You don't need to connect to common because one of the MOSFETs will be reversed biased and its body diode will be therefore forward biased.

Because isolator is slow (say ~1mS), I am concerning about the moment when SW just opens or closes into inductive load (a motor)

Well, when activating, one of the MOSFETs is going to be vulnerable and the other will conduct through its body diode and be less of a problem but you do need to check that the body diode can handle the same current as the load when passing through the off-to-on situation.

By the looks of it the IRF540 is going to be OK in that respect.

But generally, and putting numbers on it, if the load is 20 amps and this activates in 1 ms linearly, the voltage will fall from (say) 50 volts to 0 volts and the peak power will be about halfway i.e. 10 amps and 25 volts = 250 watts. You could use a simulator to get a more precise figure (and I recommend that you do) but, a short estimate is 250 watts for 1 ms.

Looking at figure 8 in the data sheet suggests that it will be OK at these levels but you have to put real numbers onto this graph that represent the true operating conditions (and not just my guesstimates): -

enter image description here

The plan is to put some uni-directional TVS across mosfets with VBR < VDSS

The TVS would need to be quite beafy in order to handle the back emf at the current being taken by the inductive load when it is disconnected. This might be 10 amps (for instance) and the energy stored in the inductive load might keep pushing that current into the TVS for a few tens of milliseconds. If the TVS voltage was 70 volts, that's a power of 700 watts sustained for several tens of milli seconds.

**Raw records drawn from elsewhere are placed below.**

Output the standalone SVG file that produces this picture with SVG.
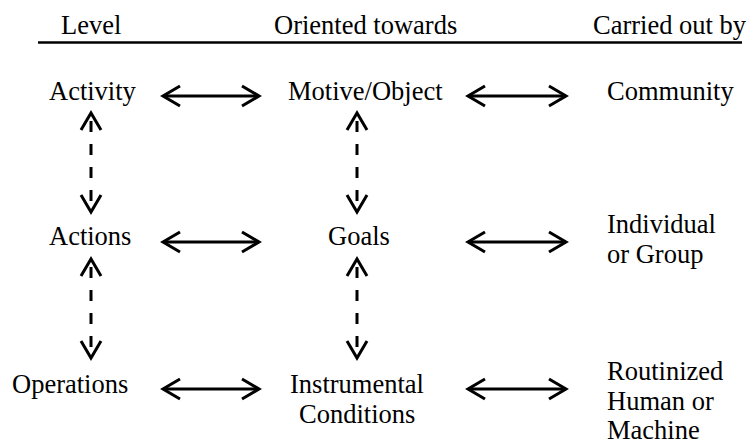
<svg xmlns="http://www.w3.org/2000/svg" width="750" height="442" viewBox="0 0 750 442">
  <style>
    .link { fill: none; stroke: #000; stroke-width: 3; }
    .dashed { stroke-dasharray: 11 12; stroke-dashoffset: 15; }
  </style>
  <defs>
    <marker id="chev" viewBox="-20 -12 24 24" refX="0" refY="0" markerWidth="24" markerHeight="24" markerUnits="userSpaceOnUse" orient="auto-start-reverse">
      <path d="M-17,-10 L0,0 L-17,10" fill="none" stroke="#000" stroke-width="3"/>
    </marker>
  </defs>
  <rect width="750" height="442" fill="#fff"/>

  <g font-family="'Liberation Serif', 'Times New Roman', Times, 'DejaVu Serif', serif" font-size="26.5" fill="#000">
    <!-- column headings -->
    <g id="header">
      <text x="61" y="34">Level</text>
      <text x="274" y="34">Oriented towards</text>
      <text x="593" y="34">Carried out by</text>
      <line x1="38" y1="42.5" x2="742" y2="42.5" stroke="#000" stroke-width="2.6"/>
    </g>

    <!-- level column -->
    <g id="activity"><text x="49" y="100">Activity</text></g>
    <g id="actions"><text x="49" y="245">Actions</text></g>
    <g id="operations"><text x="12" y="393">Operations</text></g>

    <!-- orientation column -->
    <g id="motive"><text x="288" y="100">Motive/Object</text></g>
    <g id="goals"><text x="328" y="245">Goals</text></g>
    <g id="conditions">
      <text x="290" y="393">Instrumental</text>
      <text x="299" y="423">Conditions</text>
    </g>

    <!-- subject column -->
    <g id="community"><text x="607" y="100">Community</text></g>
    <g id="individual">
      <text x="607" y="233">Individual</text>
      <text x="607" y="263">or Group</text>
    </g>
    <g id="routinized">
      <text x="607" y="380">Routinized</text>
      <text x="607" y="410">Human or</text>
      <text x="607" y="439">Machine</text>
    </g>
  </g>

  <!-- connectors -->
  <g id="connectors">
    <line class="link" x1="163" y1="96" x2="259" y2="96" marker-start="url(#chev)" marker-end="url(#chev)"/>
    <line class="link" x1="468" y1="96" x2="566" y2="96" marker-start="url(#chev)" marker-end="url(#chev)"/>
    <line class="link" x1="163" y1="242" x2="259" y2="242" marker-start="url(#chev)" marker-end="url(#chev)"/>
    <line class="link" x1="468" y1="242" x2="566" y2="242" marker-start="url(#chev)" marker-end="url(#chev)"/>
    <line class="link" x1="163" y1="389" x2="259" y2="389" marker-start="url(#chev)" marker-end="url(#chev)"/>
    <line class="link" x1="468" y1="389" x2="566" y2="389" marker-start="url(#chev)" marker-end="url(#chev)"/>

    <line class="link dashed" x1="91" y1="113" x2="91" y2="212" marker-start="url(#chev)" marker-end="url(#chev)"/>
    <line class="link dashed" x1="357" y1="113" x2="357" y2="212" marker-start="url(#chev)" marker-end="url(#chev)"/>
    <line class="link dashed" x1="91" y1="259" x2="91" y2="358" marker-start="url(#chev)" marker-end="url(#chev)"/>
    <line class="link dashed" x1="357" y1="259" x2="357" y2="358" marker-start="url(#chev)" marker-end="url(#chev)"/>
  </g>
</svg>
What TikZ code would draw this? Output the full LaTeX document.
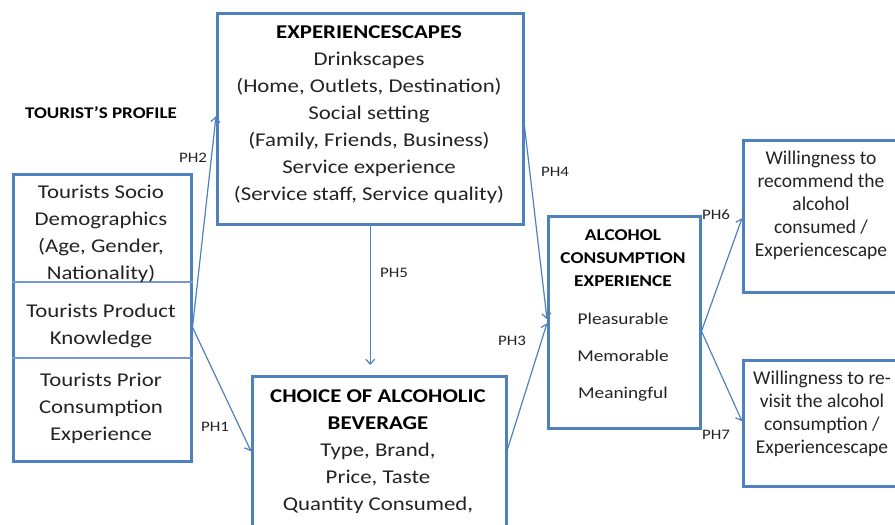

I'd probably consider one of these: -

enter image description here

It has a stand-off voltage of 60 volts at 2 uA (only you can decide if this is sufficient) and it clamps at 96.8 volts with a peak current of 52.7 amps. If you draw a line between 60 volts and 96.8 volts and moved along that line a linear proportion of the current you will need (possibly 10 amps) compared to 52.7 amps, you can estimate that at 10 amps, the TVS will clamp around 67 volts.

Again, these are my numbers and you need to use your own. Anyway, that's a peak power of 670 watts and well within the 5 kW rating but the next graph will help you understand how long it will survive: -

enter image description here

As you should be able to see, a 10 ms pulse of nearly 2 kW is on the limit so, providing your pulse isn't much in excess of 10 ms you should be OK. But you can parallel devices providing you used worst case limits but I would recommend using a simulator for this. I designed a triple-parallel TVS surge suppressor like this.

Do not use MOV devices as an alternative - the MOV will be called into action for each on-off cycle of the load and MOVs/varistors only have a limited number of surge cycles before they fail short-circuit. A TVS (of the appropriate voltage rating) is, more than likely, the most reliable solution but choose with care and choose a beafy one.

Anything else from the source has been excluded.